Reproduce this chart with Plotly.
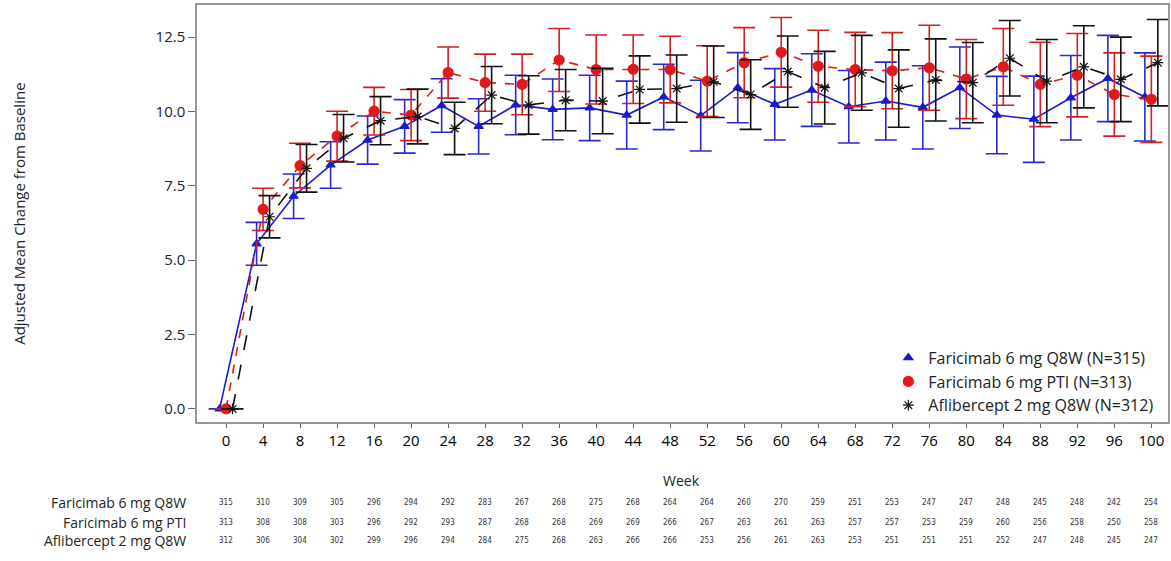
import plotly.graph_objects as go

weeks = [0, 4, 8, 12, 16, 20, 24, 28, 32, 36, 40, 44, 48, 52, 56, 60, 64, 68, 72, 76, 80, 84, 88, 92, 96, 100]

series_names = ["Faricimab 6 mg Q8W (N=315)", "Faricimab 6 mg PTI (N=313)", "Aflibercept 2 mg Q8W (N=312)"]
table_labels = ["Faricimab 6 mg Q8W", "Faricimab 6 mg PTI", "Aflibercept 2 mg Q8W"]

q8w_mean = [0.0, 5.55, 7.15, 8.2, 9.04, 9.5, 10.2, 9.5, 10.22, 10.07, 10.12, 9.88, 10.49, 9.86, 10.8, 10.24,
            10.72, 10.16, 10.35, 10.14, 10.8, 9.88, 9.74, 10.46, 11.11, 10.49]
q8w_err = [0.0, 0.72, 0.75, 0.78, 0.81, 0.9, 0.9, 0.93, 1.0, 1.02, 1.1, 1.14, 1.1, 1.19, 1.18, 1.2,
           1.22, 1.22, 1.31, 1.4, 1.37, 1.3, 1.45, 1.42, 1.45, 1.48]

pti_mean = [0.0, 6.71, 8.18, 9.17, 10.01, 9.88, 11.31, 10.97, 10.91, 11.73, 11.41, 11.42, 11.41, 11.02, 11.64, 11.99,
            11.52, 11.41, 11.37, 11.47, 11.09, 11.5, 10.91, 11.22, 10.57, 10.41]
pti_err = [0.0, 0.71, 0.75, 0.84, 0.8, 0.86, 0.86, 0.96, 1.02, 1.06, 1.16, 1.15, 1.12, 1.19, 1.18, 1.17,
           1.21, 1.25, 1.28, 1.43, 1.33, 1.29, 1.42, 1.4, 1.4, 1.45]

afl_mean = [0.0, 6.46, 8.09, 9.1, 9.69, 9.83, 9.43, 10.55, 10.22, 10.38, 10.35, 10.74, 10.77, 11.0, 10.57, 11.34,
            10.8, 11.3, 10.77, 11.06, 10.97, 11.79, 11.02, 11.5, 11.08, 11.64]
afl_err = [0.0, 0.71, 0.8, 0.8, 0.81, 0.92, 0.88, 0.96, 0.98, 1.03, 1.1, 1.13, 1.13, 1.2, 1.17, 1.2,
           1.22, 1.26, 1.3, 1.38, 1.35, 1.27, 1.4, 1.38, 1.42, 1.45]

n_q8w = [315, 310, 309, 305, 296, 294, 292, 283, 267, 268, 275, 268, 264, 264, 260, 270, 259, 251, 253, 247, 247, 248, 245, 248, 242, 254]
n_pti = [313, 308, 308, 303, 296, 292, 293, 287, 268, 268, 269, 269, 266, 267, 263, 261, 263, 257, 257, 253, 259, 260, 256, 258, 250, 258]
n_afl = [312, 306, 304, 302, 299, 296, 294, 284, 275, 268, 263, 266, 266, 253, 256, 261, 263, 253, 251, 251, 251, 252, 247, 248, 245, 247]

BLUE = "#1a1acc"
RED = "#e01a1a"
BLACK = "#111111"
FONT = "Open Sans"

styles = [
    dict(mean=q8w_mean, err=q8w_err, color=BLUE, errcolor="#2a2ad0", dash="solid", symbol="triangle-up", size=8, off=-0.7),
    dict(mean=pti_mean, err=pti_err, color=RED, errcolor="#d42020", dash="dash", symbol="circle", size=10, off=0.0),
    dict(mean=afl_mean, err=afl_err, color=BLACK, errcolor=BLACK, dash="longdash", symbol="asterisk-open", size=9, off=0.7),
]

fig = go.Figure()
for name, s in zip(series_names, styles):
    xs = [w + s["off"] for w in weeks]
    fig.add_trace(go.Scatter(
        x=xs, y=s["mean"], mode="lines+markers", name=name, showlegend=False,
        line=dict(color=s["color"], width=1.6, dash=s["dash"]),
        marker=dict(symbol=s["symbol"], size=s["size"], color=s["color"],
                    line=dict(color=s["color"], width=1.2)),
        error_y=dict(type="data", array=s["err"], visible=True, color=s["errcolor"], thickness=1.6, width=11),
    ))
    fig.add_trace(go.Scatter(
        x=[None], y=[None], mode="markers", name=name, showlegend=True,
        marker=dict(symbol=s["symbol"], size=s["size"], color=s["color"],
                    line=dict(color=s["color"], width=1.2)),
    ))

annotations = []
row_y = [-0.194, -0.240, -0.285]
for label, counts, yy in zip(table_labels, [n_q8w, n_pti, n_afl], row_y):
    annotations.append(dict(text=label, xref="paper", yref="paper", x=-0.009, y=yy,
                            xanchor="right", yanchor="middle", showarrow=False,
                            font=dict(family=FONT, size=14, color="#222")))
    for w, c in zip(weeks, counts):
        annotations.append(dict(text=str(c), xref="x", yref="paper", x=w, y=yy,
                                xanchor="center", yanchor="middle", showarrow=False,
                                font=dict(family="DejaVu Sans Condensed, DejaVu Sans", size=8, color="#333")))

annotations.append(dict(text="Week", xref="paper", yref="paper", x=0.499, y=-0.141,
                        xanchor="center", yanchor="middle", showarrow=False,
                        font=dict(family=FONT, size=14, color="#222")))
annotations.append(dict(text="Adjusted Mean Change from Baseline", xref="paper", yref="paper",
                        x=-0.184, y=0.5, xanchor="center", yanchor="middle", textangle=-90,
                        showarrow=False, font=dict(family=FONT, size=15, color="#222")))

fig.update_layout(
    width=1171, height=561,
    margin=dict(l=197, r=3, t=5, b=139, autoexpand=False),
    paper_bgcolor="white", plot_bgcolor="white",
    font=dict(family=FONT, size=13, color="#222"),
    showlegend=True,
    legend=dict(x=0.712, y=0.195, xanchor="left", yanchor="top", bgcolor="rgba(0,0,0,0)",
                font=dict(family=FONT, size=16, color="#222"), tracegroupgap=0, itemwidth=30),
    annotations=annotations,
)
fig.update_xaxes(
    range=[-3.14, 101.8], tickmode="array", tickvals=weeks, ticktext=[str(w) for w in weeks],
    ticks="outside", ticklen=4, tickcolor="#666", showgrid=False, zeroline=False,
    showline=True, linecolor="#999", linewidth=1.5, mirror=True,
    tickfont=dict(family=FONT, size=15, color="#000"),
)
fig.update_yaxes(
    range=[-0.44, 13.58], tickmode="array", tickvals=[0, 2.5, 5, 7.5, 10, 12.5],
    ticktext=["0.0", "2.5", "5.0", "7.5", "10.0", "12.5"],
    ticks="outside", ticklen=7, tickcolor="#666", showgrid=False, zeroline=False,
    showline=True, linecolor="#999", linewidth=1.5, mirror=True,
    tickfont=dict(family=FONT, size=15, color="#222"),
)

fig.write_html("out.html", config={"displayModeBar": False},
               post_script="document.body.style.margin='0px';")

■ ■ ■ ■

= Instructions for the task =
Please extract exactly the lines of the data, from the first through the line containing "1.22, 1.22, 1.31, 1.4, 1.37, 1.3, 1.45, 1.42, 1.45, 1.48]", and add no pictures to the copy.

= Exercise answer =
Reproduce this chart with Plotly.
import plotly.graph_objects as go

weeks = [0, 4, 8, 12, 16, 20, 24, 28, 32, 36, 40, 44, 48, 52, 56, 60, 64, 68, 72, 76, 80, 84, 88, 92, 96, 100]

series_names = ["Faricimab 6 mg Q8W (N=315)", "Faricimab 6 mg PTI (N=313)", "Aflibercept 2 mg Q8W (N=312)"]
table_labels = ["Faricimab 6 mg Q8W", "Faricimab 6 mg PTI", "Aflibercept 2 mg Q8W"]

q8w_mean = [0.0, 5.55, 7.15, 8.2, 9.04, 9.5, 10.2, 9.5, 10.22, 10.07, 10.12, 9.88, 10.49, 9.86, 10.8, 10.24,
            10.72, 10.16, 10.35, 10.14, 10.8, 9.88, 9.74, 10.46, 11.11, 10.49]
q8w_err = [0.0, 0.72, 0.75, 0.78, 0.81, 0.9, 0.9, 0.93, 1.0, 1.02, 1.1, 1.14, 1.1, 1.19, 1.18, 1.2,
           1.22, 1.22, 1.31, 1.4, 1.37, 1.3, 1.45, 1.42, 1.45, 1.48]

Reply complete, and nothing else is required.